Look, I understand the ways that the genre seemingly reduces women to unsavory stereotypes: man-crazy, co-dependent, obsessive. They are movies that encourage the audience to think, Damn, girl, get a hobby, and then, worse, encourage us to empathize with the “dude” who’s on the receiving end of all 30 phone calls or a knife’s point, even though he sort of deserves it. And you have to remember: They all sort of deserve it. In The Crush, Nicholas leads on a teenage girl by letting her suck his fingers and checking her out in a VERY WEIRD WAY. In Fatal Attraction, Michael Douglas spends all weekend banging Glenn Close, only to discard her like illicit takeout-pizza boxes when his wife comes back to town.

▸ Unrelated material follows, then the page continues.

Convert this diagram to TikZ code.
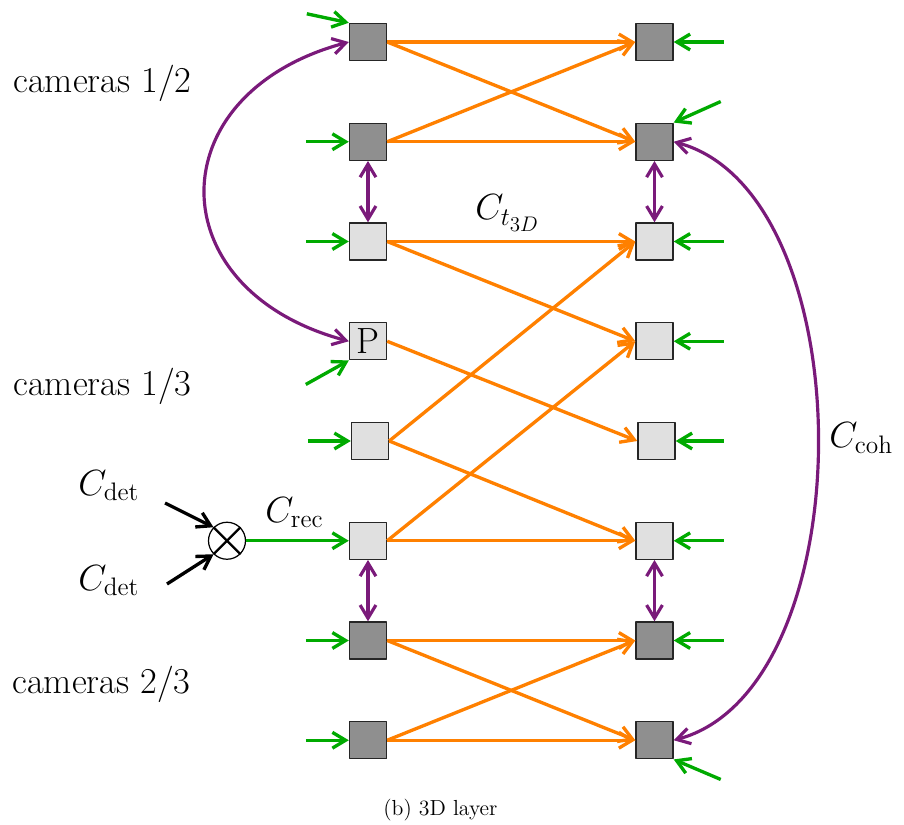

Swimfan: Jesse Bradford can’t control his dumb teenage boy-jock hormones. (Idris Elba does nothing wrong in Obsessed, and actually Ali Larter’s character may overreact a little bit, but the film ultimately remains canonical because Beyoncé was in it.) These movies are gripping because the psycho’s feelings are deeply real — even if her actions are, well, psycho.

The psycho operates according to the principle that Chris Kraus once described as “marching boldly into self-abasement.” Psycho bitch flicks exalt the same shameless embrace of behavior that’s normally regarded as deeply shaming. And isn’t it thrilling to watch the id unleashed? Like when Erika Christensen feverishly sends like 100 nudes via email (my hero) or screams, “Why don’t you love me?” while sweating profusely and wielding a bat? On some level it’s what we all wish we could do: to live as the crazy bitch does, and refuse to shrug off people who are careless with our emotions. To refuse to adhere to societally approved ideas of “restraint” or “restraining order.” To refuse to care about being an inconvenience and rush headlong into our own desires even if that desire includes manically dialing your number and releasing a bunch of bees into an air vent with clear-eyed rage when you don’t answer. Is it possible that I identify too closely? Maybe! Look out your window! It’s me! I love you!

When Fatal Attraction came out, Time magazine wrote that men would consider it “the scariest horror movie” and women would see it as a cautionary tale. I prefer to think of these pieces of art as a lowbrow I Love Dick, which is about to gain new relevance when the TV adaptation premieres later this month: explorations of the pits of abjection that go so far down, the only thing we can do is hold them up to admire, love, stroke, and embrace until we smother them to death with our unrelenting affection. Just like Darian Forrester would.